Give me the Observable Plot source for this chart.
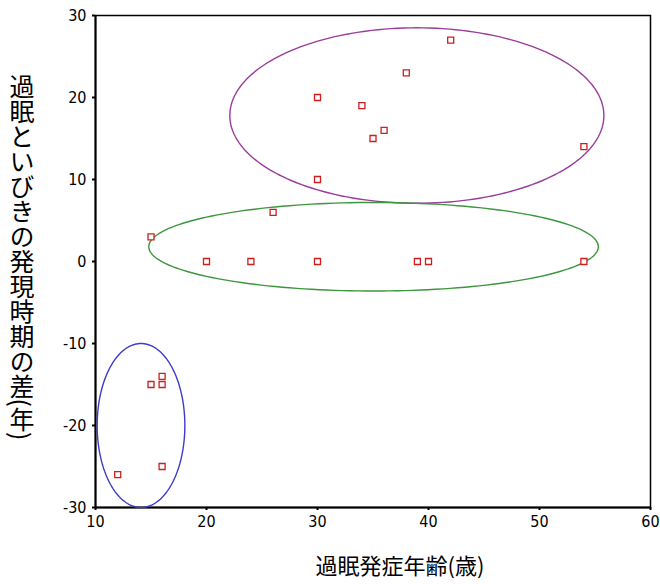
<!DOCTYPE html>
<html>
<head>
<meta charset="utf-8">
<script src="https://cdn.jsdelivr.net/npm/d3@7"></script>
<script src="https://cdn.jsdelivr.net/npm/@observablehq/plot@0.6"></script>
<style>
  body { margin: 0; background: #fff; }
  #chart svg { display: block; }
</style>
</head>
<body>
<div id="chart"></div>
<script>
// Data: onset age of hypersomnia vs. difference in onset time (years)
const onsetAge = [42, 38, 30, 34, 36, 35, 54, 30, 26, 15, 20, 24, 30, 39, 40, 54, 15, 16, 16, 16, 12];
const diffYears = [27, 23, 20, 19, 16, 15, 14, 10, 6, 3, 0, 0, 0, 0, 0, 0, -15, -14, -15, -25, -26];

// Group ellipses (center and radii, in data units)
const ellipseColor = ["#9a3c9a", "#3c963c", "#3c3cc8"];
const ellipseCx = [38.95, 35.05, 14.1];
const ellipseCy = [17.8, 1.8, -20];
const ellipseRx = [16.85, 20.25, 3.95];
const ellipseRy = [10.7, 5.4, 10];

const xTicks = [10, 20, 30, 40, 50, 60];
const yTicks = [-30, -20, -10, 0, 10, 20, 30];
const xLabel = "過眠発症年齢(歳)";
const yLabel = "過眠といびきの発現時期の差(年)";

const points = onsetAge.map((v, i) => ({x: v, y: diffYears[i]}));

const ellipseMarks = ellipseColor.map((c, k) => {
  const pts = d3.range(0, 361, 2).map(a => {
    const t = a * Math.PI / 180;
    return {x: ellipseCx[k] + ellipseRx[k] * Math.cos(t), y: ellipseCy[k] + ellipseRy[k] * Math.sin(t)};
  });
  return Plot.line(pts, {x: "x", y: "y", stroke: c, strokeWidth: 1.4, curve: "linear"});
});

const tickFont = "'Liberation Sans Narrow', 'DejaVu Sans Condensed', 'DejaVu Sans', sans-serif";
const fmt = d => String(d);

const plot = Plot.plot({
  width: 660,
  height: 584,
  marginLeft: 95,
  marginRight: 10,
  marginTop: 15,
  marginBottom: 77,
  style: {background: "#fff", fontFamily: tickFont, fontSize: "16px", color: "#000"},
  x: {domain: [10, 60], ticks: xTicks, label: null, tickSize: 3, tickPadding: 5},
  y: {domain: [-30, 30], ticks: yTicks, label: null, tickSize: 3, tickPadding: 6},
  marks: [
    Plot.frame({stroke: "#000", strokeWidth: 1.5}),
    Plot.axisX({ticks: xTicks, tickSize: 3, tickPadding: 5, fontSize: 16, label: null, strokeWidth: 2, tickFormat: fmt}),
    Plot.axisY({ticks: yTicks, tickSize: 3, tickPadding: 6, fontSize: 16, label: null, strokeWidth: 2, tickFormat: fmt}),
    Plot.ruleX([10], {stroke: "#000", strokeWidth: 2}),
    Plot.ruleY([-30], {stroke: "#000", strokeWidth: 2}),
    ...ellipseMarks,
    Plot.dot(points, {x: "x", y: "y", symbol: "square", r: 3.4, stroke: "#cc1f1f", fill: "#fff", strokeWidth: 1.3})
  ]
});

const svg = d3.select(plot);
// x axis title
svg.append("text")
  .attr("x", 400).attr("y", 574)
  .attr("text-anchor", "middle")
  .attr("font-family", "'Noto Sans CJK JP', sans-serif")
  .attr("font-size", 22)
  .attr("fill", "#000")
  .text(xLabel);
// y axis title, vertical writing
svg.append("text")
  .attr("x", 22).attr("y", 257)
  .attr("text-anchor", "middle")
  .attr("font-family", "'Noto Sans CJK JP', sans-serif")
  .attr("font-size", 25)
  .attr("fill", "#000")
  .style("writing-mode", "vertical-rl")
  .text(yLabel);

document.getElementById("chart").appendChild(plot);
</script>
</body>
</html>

+ + + +

Your objective
In the data above, please extract the lines from the first one through the line with "const fmt = d => String(d);", exactly, and keep pictures out.

Problem solution
Give me the Observable Plot source for this chart.
<!DOCTYPE html>
<html>
<head>
<meta charset="utf-8">
<script src="https://cdn.jsdelivr.net/npm/d3@7"></script>
<script src="https://cdn.jsdelivr.net/npm/@observablehq/plot@0.6"></script>
<style>
  body { margin: 0; background: #fff; }
  #chart svg { display: block; }
</style>
</head>
<body>
<div id="chart"></div>
<script>
// Data: onset age of hypersomnia vs. difference in onset time (years)
const onsetAge = [42, 38, 30, 34, 36, 35, 54, 30, 26, 15, 20, 24, 30, 39, 40, 54, 15, 16, 16, 16, 12];
const diffYears = [27, 23, 20, 19, 16, 15, 14, 10, 6, 3, 0, 0, 0, 0, 0, 0, -15, -14, -15, -25, -26];

// Group ellipses (center and radii, in data units)
const ellipseColor = ["#9a3c9a", "#3c963c", "#3c3cc8"];
const ellipseCx = [38.95, 35.05, 14.1];
const ellipseCy = [17.8, 1.8, -20];
const ellipseRx = [16.85, 20.25, 3.95];
const ellipseRy = [10.7, 5.4, 10];

const xTicks = [10, 20, 30, 40, 50, 60];
const yTicks = [-30, -20, -10, 0, 10, 20, 30];
const xLabel = "過眠発症年齢(歳)";
const yLabel = "過眠といびきの発現時期の差(年)";

const points = onsetAge.map((v, i) => ({x: v, y: diffYears[i]}));

const ellipseMarks = ellipseColor.map((c, k) => {
  const pts = d3.range(0, 361, 2).map(a => {
    const t = a * Math.PI / 180;
    return {x: ellipseCx[k] + ellipseRx[k] * Math.cos(t), y: ellipseCy[k] + ellipseRy[k] * Math.sin(t)};
  });
  return Plot.line(pts, {x: "x", y: "y", stroke: c, strokeWidth: 1.4, curve: "linear"});
});

const tickFont = "'Liberation Sans Narrow', 'DejaVu Sans Condensed', 'DejaVu Sans', sans-serif";
const fmt = d => String(d);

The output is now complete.